Social Security, however, is not in crisis. In fact, Social Security has never added a penny to the federal deficit. Over the past 62 years, its payroll taxes have brought in more than they have paid out. It is Social Security's surplus that finances part of the national debt. Over the next 75, however, the program is out of balance, and this is the grain of truth behind the crisis rhetoric. The program faces an actuarial imbalance of 2.17 percent. That means that over the next 75 years, Social Security will be expected to pay out 2.17 percent more than it has. This does not a crisis make. Slight cuts in benefits, a slight tax increase (2.17 percent at most), or some combination of the two will keep the program out of financial trouble.
But if you watch television, you have probably been spooked out of your mind. In a story on Social Security, an ABC correspondent claimed that White House figures show that net tax rates for future generations will climb to more than 70 percent of income, unless something changes. Whatever they were talking about has nothing to do with Social Security (the maximum tax rate for Social Security over the next 75 years is the current 12.4 percent plus the 2.17 percent which is 14.5 percent). On CNN's Talk Back Live, a guest stated that to get Social Security to 2029, all you need to do is tax every family in America $42,857. This is what Americans have come to believe, but it is simply not true.
Conservatives (both Democrats and Republicans) have a lot to gain from spooking you. Conservatives know full well that the only way to roll back Social Security is to undermine its public confidence. The Murray argument will not work with Social Security because the program works (in the last 40 years, the elderly poverty rate has plummeted by two-thirds). Those who are out to get Social Security are not arguing that the program doesn't work (as they did in the welfare debate); they are scaring you into believing that Social Security is unsustainable.

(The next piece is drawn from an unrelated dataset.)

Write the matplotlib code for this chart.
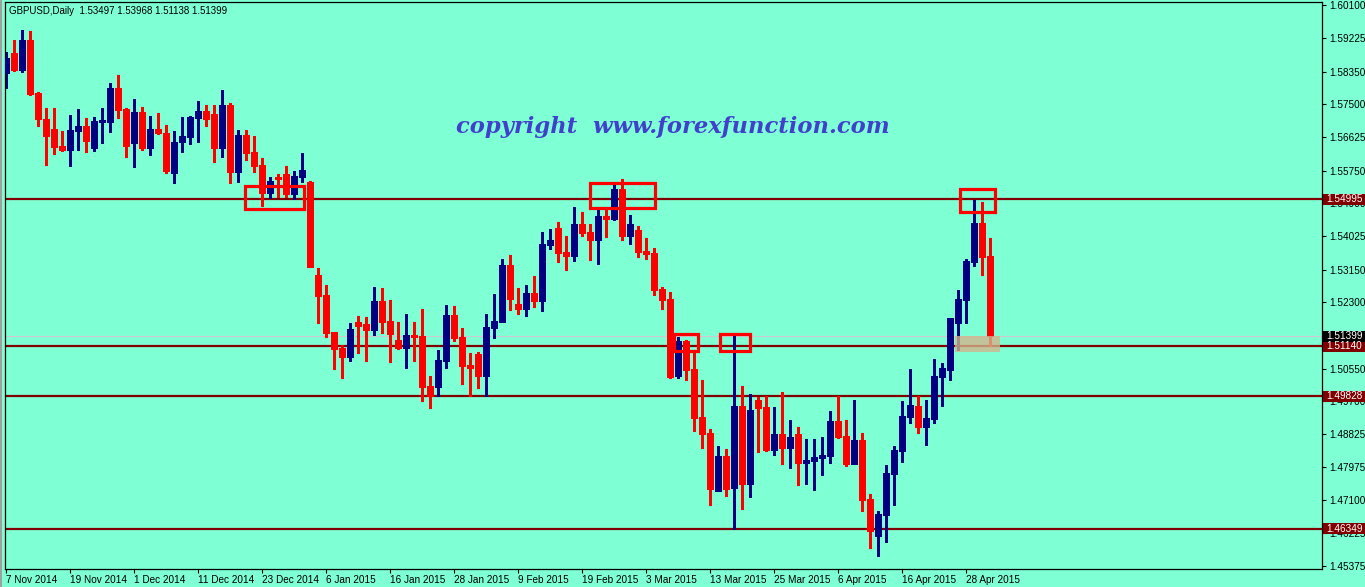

Crisis-mongering has always been a strategy of conservatives. They realized long ago that the perception of crisis could permit the politicians to make it look like they're doing something for the beneficiary population when they're doing something to it. This, admits Reagan's OMB director, was the conservative strategy as far back as 1981.
So who are the ghosts and goblins in this Halloween conspiracy to scare Americans out of Social Security? These days, it is a familiar coalition: Wall Street greed plus conservative ideology.
Reinventing government was once a way to streamline costs, but now conservatives have used the push for sound finance to mask their ideology. Latent behind the rhetoric of efficiency and opportunity that makes up the case for privatization lies an ideology of rugged individualism that is encapsulated by the free market. Social Security is a highly redistributive program that, in old age, seeks to ensure a minimum level of subsistence for all Americans. Privatization may be the solution for garbage collection and management of the Congressional beauty parlor, but it will ruin Social Security precisely because social security is one of those things that the market can not provide.
Conservatives are pushing privatization because it will free Americans of their obligations to each other, and give them the opportunity to earn more. After 60 years it may come as no surprise that the lesson that we learned in the depression has been lost. Of course some Americans will be better off with private pensions replacing Social Security. Those who can afford to put their retirement savings in riskier investments will earn higher rates of returns. Plus, those people will be freed of the burden of helping out other Americans. But as some earn more, we will surely see elderly poverty rates soar. Not everyone has the means or the know-how to make the market work for them.
Enter Wall Street which has much to gain if Americans are scared into privatizing Social Security. Even partial privatization could put in excess of $150 billion into the hands of Wall Street fund managers. Management fees on $150 billion is not small change. Small wonder that Wall Street is behind a significant portion of the millions of dollars that have already been spent to push privatization.
What is so troubling about the Social Security debate is that calls for pragmatism have papered over a number of purely political questions. The rich discursive history of American politics that centered on partisanship has degenerated into bipartisan commissions seeking to find practical solutions that will insulate their colleagues from political fallout. Instead of talking about what we should be providing, or how we should be redistributing wealth, or what our obligations are to each other, we are talking about what is efficient and what is practical. Experts answer the questions of efficiency and practicality, and their is little to talk about. The debates may be easier, but they are meaningless.
The latest report of the Advisory Committee on Social Security just came out and all of the labor representatives oppose privatization. Deep down, the debate is ideological after all. Privatization will fundamentally weaken our commitment to collective security in favor of a system that leaves everyone fending for themselves, and everyone paying the costs. In a climate where everyone laments the breakdown of community and family, perhaps we should think twice before kicking the legs out from under the pooled commitment to support our elderly. If you throw your support behind privatization do so because you believe in the principle, not because you have been scared into thinking that it is the only option. The New Republic has got it right. Social Security has far less to fear from its accounting deficiencies than it does from the privatizers riding to its rescue.
Thomas C. Rollins is a junior living in Lowell House.